■ Data provided ■
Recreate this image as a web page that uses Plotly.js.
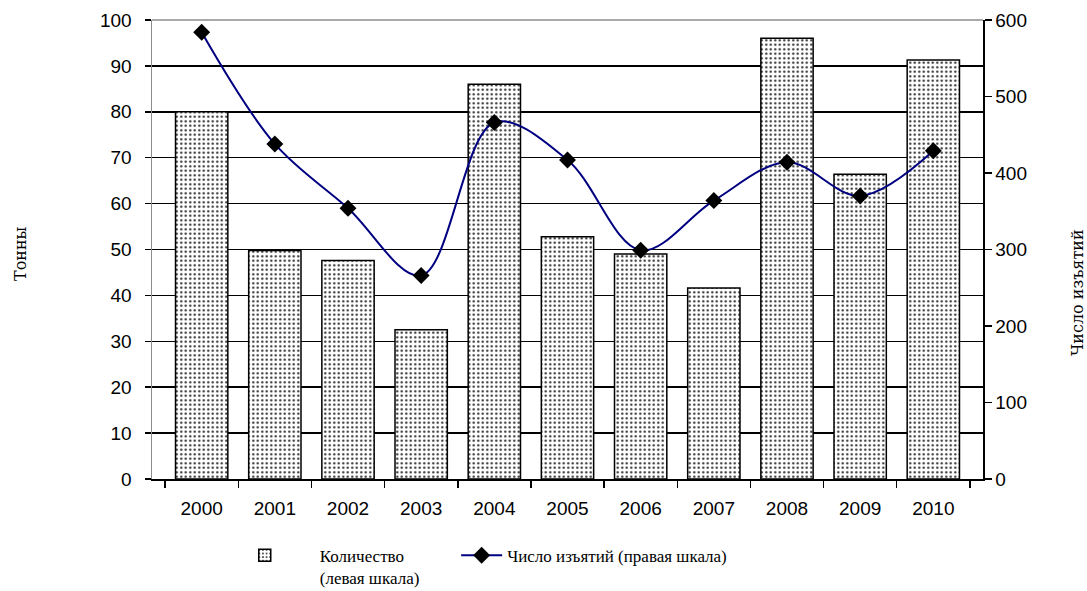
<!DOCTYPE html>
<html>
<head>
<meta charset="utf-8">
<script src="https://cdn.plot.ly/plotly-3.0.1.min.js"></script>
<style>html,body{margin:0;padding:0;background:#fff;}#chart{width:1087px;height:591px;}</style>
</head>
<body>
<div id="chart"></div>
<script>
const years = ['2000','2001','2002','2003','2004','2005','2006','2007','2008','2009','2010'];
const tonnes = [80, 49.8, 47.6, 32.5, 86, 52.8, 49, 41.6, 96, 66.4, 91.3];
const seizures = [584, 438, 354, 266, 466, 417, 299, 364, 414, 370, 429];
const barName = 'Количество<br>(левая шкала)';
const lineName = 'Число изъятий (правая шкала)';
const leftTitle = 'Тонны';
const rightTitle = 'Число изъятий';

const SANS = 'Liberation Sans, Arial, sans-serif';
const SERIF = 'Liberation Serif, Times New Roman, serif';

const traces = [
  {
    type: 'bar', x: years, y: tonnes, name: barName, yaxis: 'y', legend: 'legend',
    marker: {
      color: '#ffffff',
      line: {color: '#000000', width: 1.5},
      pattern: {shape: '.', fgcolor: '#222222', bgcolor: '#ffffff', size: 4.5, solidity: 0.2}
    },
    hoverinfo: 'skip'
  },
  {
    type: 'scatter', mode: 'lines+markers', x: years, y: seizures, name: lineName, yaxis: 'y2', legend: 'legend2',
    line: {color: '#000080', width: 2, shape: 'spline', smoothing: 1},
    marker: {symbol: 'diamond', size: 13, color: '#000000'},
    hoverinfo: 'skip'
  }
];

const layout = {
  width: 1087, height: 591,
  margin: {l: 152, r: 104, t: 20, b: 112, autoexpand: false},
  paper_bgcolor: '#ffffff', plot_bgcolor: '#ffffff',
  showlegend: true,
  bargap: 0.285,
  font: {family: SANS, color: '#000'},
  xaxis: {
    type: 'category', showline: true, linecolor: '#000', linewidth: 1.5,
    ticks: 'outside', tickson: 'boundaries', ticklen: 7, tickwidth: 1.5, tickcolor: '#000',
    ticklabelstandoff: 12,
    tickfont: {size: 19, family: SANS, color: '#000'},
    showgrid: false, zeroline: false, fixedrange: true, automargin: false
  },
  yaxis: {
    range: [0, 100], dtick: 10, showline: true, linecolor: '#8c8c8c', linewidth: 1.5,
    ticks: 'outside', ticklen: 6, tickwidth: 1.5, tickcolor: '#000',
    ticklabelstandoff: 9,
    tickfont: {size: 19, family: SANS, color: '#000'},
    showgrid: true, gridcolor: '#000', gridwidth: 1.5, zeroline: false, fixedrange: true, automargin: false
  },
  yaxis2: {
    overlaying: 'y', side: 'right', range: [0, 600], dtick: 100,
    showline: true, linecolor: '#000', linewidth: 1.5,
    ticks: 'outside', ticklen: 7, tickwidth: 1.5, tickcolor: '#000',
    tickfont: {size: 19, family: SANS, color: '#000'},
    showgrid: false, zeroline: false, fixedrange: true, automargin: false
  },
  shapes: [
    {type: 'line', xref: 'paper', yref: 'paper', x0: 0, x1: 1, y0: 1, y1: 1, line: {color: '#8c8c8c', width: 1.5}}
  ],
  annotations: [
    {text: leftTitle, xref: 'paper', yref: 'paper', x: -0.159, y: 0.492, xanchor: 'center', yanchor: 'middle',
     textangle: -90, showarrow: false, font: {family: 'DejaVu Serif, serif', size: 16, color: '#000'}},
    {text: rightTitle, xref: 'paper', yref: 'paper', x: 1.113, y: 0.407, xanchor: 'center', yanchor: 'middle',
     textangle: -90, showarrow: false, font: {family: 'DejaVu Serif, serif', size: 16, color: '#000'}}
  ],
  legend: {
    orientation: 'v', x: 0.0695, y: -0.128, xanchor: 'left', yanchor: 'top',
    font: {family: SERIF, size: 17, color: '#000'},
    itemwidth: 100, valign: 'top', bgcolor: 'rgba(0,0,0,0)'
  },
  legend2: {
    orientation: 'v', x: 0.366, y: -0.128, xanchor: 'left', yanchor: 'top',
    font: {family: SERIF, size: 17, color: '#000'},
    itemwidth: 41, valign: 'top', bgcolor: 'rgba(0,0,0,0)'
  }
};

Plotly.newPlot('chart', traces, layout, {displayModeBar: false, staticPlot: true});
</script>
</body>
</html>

■ Problem ■
Reproduce the data word for word, excluding its pictures.

■ Task answer ■
Recreate this image as a web page that uses Plotly.js.
<!DOCTYPE html>
<html>
<head>
<meta charset="utf-8">
<script src="https://cdn.plot.ly/plotly-3.0.1.min.js"></script>
<style>html,body{margin:0;padding:0;background:#fff;}#chart{width:1087px;height:591px;}</style>
</head>
<body>
<div id="chart"></div>
<script>
const years = ['2000','2001','2002','2003','2004','2005','2006','2007','2008','2009','2010'];
const tonnes = [80, 49.8, 47.6, 32.5, 86, 52.8, 49, 41.6, 96, 66.4, 91.3];
const seizures = [584, 438, 354, 266, 466, 417, 299, 364, 414, 370, 429];
const barName = 'Количество<br>(левая шкала)';
const lineName = 'Число изъятий (правая шкала)';
const leftTitle = 'Тонны';
const rightTitle = 'Число изъятий';

const SANS = 'Liberation Sans, Arial, sans-serif';
const SERIF = 'Liberation Serif, Times New Roman, serif';

const traces = [
  {
    type: 'bar', x: years, y: tonnes, name: barName, yaxis: 'y', legend: 'legend',
    marker: {
      color: '#ffffff',
      line: {color: '#000000', width: 1.5},
      pattern: {shape: '.', fgcolor: '#222222', bgcolor: '#ffffff', size: 4.5, solidity: 0.2}
    },
    hoverinfo: 'skip'
  },
  {
    type: 'scatter', mode: 'lines+markers', x: years, y: seizures, name: lineName, yaxis: 'y2', legend: 'legend2',
    line: {color: '#000080', width: 2, shape: 'spline', smoothing: 1},
    marker: {symbol: 'diamond', size: 13, color: '#000000'},
    hoverinfo: 'skip'
  }
];

const layout = {
  width: 1087, height: 591,
  margin: {l: 152, r: 104, t: 20, b: 112, autoexpand: false},
  paper_bgcolor: '#ffffff', plot_bgcolor: '#ffffff',
  showlegend: true,
  bargap: 0.285,
  font: {family: SANS, color: '#000'},
  xaxis: {
    type: 'category', showline: true, linecolor: '#000', linewidth: 1.5,
    ticks: 'outside', tickson: 'boundaries', ticklen: 7, tickwidth: 1.5, tickcolor: '#000',
    ticklabelstandoff: 12,
    tickfont: {size: 19, family: SANS, color: '#000'},
    showgrid: false, zeroline: false, fixedrange: true, automargin: false
  },
  yaxis: {
    range: [0, 100], dtick: 10, showline: true, linecolor: '#8c8c8c', linewidth: 1.5,
    ticks: 'outside', ticklen: 6, tickwidth: 1.5, tickcolor: '#000',
    ticklabelstandoff: 9,
    tickfont: {size: 19, family: SANS, color: '#000'},
    showgrid: true, gridcolor: '#000', gridwidth: 1.5, zeroline: false, fixedrange: true, automargin: false
  },
  yaxis2: {
    overlaying: 'y', side: 'right', range: [0, 600], dtick: 100,
    showline: true, linecolor: '#000', linewidth: 1.5,
    ticks: 'outside', ticklen: 7, tickwidth: 1.5, tickcolor: '#000',
    tickfont: {size: 19, family: SANS, color: '#000'},
    showgrid: false, zeroline: false, fixedrange: true, automargin: false
  },
  shapes: [
    {type: 'line', xref: 'paper', yref: 'paper', x0: 0, x1: 1, y0: 1, y1: 1, line: {color: '#8c8c8c', width: 1.5}}
  ],
  annotations: [
    {text: leftTitle, xref: 'paper', yref: 'paper', x: -0.159, y: 0.492, xanchor: 'center', yanchor: 'middle',
     textangle: -90, showarrow: false, font: {family: 'DejaVu Serif, serif', size: 16, color: '#000'}},
    {text: rightTitle, xref: 'paper', yref: 'paper', x: 1.113, y: 0.407, xanchor: 'center', yanchor: 'middle',
     textangle: -90, showarrow: false, font: {family: 'DejaVu Serif, serif', size: 16, color: '#000'}}
  ],
  legend: {
    orientation: 'v', x: 0.0695, y: -0.128, xanchor: 'left', yanchor: 'top',
    font: {family: SERIF, size: 17, color: '#000'},
    itemwidth: 100, valign: 'top', bgcolor: 'rgba(0,0,0,0)'
  },
  legend2: {
    orientation: 'v', x: 0.366, y: -0.128, xanchor: 'left', yanchor: 'top',
    font: {family: SERIF, size: 17, color: '#000'},
    itemwidth: 41, valign: 'top', bgcolor: 'rgba(0,0,0,0)'
  }
};

Plotly.newPlot('chart', traces, layout, {displayModeBar: false, staticPlot: true});
</script>
</body>
</html>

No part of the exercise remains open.